The transcript also details practical ways to structure flashcards. Inline flashcards store prompt/answer pairs in a single note, often using a YAML header with the relevant tag. Another approach spreads flashcards across multiple notes (e.g., “Linux networking”), so when a card is missed, the user can jump directly to the note containing that card for context and clarification. The plugin supports multiple flashcard types—inline, inline reversed, multi-line, multi-line reversed—and even “cloze/blank” style cards for context-dependent answers, such as language learning. There’s also a notes-level review feature for entire notes, though it’s presented as optional.

Finally, the transcript argues for prioritizing one’s own flashcards over community-made ones. The reasoning is that flashcards should reflect what was encountered during active work, not what someone else found useful later. The system is meant to keep limited review time focused on concepts that matter right now, then add new cards only when they become relevant through real projects. Brilliant is mentioned as an alternative way to learn STEM interactively by doing, with lessons curated from basics to advanced.

Cornell Notes

The learning system is built around three steps: acquire knowledge, retain it with spaced repetition, and practice it through real projects. Spaced repetition schedules flashcard reviews based on recall difficulty, so “hard” cards return sooner and “easy” cards return later. In Obsidian, the Space Repetition plugin (by Stefan) turns tagged notes into review sessions, letting users rate each card after seeing the answer. Flashcards can be stored inline in one note or distributed across multiple notes so missed items can be traced back for context. The method emphasizes using your own flashcards created from what you encountered while working, rather than importing others’ cards that may not match current needs.
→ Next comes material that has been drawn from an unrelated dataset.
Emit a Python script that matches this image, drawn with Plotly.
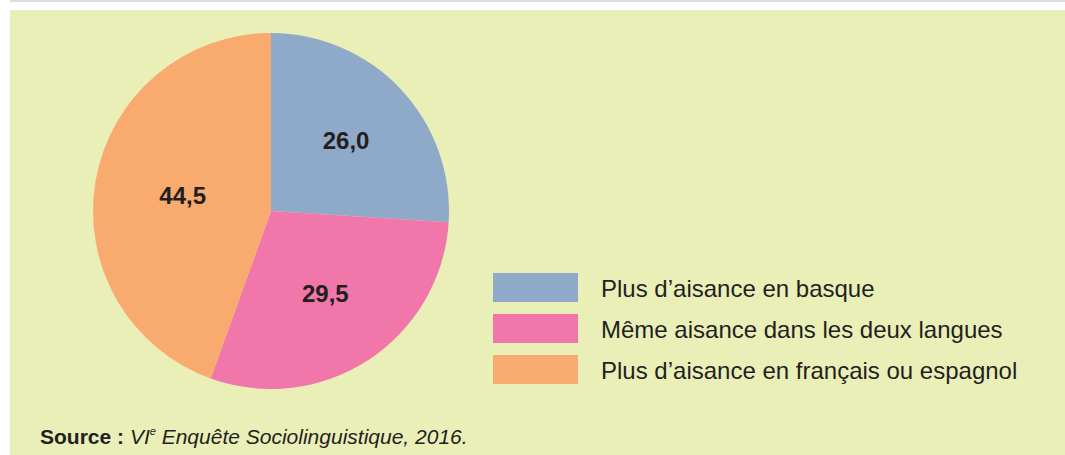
import plotly.graph_objects as go

categories = ["Plus d’aisance en basque",
              "Même aisance dans les deux langues",
              "Plus d’aisance en français ou espagnol"]
values = [26.0, 29.5, 44.5]
colors = ["#8FA9C8", "#F176AA", "#F9AA6F"]
source_text = ("<b>Source :</b> <i>VI<sup><span style='font-size:11px'>e</span></sup>"
               " Enquête Sociolinguistique, 2016.</i>")

W, H = 1065, 455
BG = "#EAEFB8"
FONT = "Liberation Sans, Arial, Helvetica, sans-serif"

fig = go.Figure()
fig.add_trace(go.Pie(
    labels=categories, values=values,
    marker=dict(colors=colors, line=dict(width=0)),
    sort=False, direction="clockwise", rotation=0,
    texttemplate="<b>%{value:.1f}</b>", textposition="inside",
    insidetextorientation="horizontal",
    textfont=dict(family=FONT, size=24, color="#231F20"),
    showlegend=False, hoverinfo="label+value",
    domain=dict(x=[93 / W, 449 / W], y=[1 - 389 / H, 1 - 33 / H]),
))

shapes = [
    dict(type="rect", xref="paper", yref="paper", x0=10 / W, x1=1, y0=0, y1=1 - 10 / H,
         fillcolor=BG, line=dict(width=0), layer="below"),
    dict(type="line", xref="paper", yref="paper", x0=10 / W, x1=1, y0=1 - 1 / H, y1=1 - 1 / H,
         line=dict(color="#D0D0D0", width=1.5)),
]
annotations = []
tops = [273, 314, 355]
for cat, col, top in zip(categories, colors, tops):
    shapes.append(dict(type="rect", xref="paper", yref="paper",
                       x0=493 / W, x1=578 / W, y0=1 - (top + 29) / H, y1=1 - top / H,
                       fillcolor=col, line=dict(width=0)))
    annotations.append(dict(xref="paper", yref="paper", x=599 / W, y=1 - (top + 15) / H,
                            xanchor="left", yanchor="middle", showarrow=False, text=cat,
                            font=dict(family=FONT, size=24, color="#231F20")))
annotations.append(dict(xref="paper", yref="paper", x=38 / W, y=1 - 436 / H,
                        xanchor="left", yanchor="middle", showarrow=False, text=source_text,
                        font=dict(family=FONT, size=21, color="#231F20")))

fig.update_layout(
    width=W, height=H, margin=dict(l=0, r=0, t=0, b=0),
    paper_bgcolor="white", plot_bgcolor="white",
    separators=", ",
    shapes=shapes, annotations=annotations,
)
fig.write_html("out.html", config={"displayModeBar": False},
               post_script="document.body.style.margin='0px';document.body.style.overflow='hidden';")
Why does the system insist on using what’s learned soon after studying?

It treats application as a retention mechanism. The transcript notes that learning without use—like school-style studying that never gets applied—tends not to stick. The workflow therefore waits until the knowledge can be used immediately or in the very near future, then feeds that use back into the next cycle of notes and flashcards.

How does spaced repetition decide when a flashcard should reappear?

Each review asks the learner to rate recall (e.g., easy/good/hard). Cards marked “hard” are shown again the next day, while “easy” cards are delayed longer (days, then weeks, then more). This keeps attention on weak items until they improve, while reducing time spent on items already mastered.

What is the practical Obsidian setup for the Space Repetition plugin?

Install the Space Repetition plugin from Community plugins, then enable it. In plugin options, set which tags represent flashcards (the default is #flashcards, but the example changes to #Linux). Reviews are launched via the “review flashcards” command (also accessible through the command palette), where each card shows a prompt, reveals the answer, and then the user rates difficulty to control scheduling.

Why store flashcards across multiple notes instead of one big note?

Because missed cards often need context. When flashcards live in separate notes (e.g., “Linux networking”), the review interface can jump to the exact note containing the card. The transcript highlights using an option like showing the file name (instead of “edit later”) so the learner can open the relevant note for clarification.

What do the different flashcard formats (inline reversed, multi-line reverse, cloze) accomplish?

They address different memory failure modes. Inline reversed creates two cards per line so memorization doesn’t happen by recognizing only a few words of the prompt. Multi-line and multi-line reverse support answers spanning multiple lines. Cloze/blank-style cards help when the correct answer depends on surrounding context—useful for language learning where meaning changes with usage.

Why does the transcript discourage using other people’s flashcards?

It argues that flashcards should reflect what the learner encountered while working on their own projects. Imported cards may be useful later, but they can clog the system now—wasting limited review capacity on commands or concepts that aren’t relevant at the moment. The transcript acknowledges others succeed with shared decks, but frames the approach as prioritizing engagement and relevance to the learner’s current needs.

Review Questions

  1. How do the three stages—acquire, remember, practice—work together to prevent forgetting?
  2. In what situations would inline reversed or multi-line reverse flashcards be more effective than basic inline prompt/answer cards?
  3. What trade-off comes with distributing flashcards across multiple notes versus keeping them in one place?

Key Points

  1. 1

    Learning sticks best when knowledge is consumed, retained with spaced repetition, and then applied through projects soon after learning.

  2. 2

    Spaced repetition schedules flashcard reviews using recall ratings, bringing “hard” cards back sooner and “easy” cards back later.

  3. 3

    The Space Repetition plugin in Obsidian can be configured by tag (e.g., #Linux) so only relevant notes enter review sessions.

  4. 4

    Project-driven practice continuously generates new concepts to capture as flashcards, while repeated projects reinforce previously learned ones.

  5. 5

    Storing flashcards in multiple notes makes it easier to get context for missed items by jumping directly to the note where the card lives.

  6. 6

    Flashcard formats like reversed cards and cloze/blank cards reduce memorization shortcuts and handle context-dependent answers.

  7. 7

    Prioritizing self-made flashcards keeps review time focused on what’s currently useful rather than what might be useful later.

Highlights

The learning loop is acquisition + spaced repetition + practice, with application treated as a requirement for retention.
In Obsidian, the Space Repetition plugin turns tagged notes into scheduled reviews where each card is rated after revealing the answer.
Distributing flashcards across notes enables rapid context lookup when a card is missed, instead of guessing why it failed.
Reversed and multi-line flashcard types are designed to stop “partial recognition” and force real recall.
The transcript favors self-generated flashcards over imported community decks to avoid wasting limited review capacity.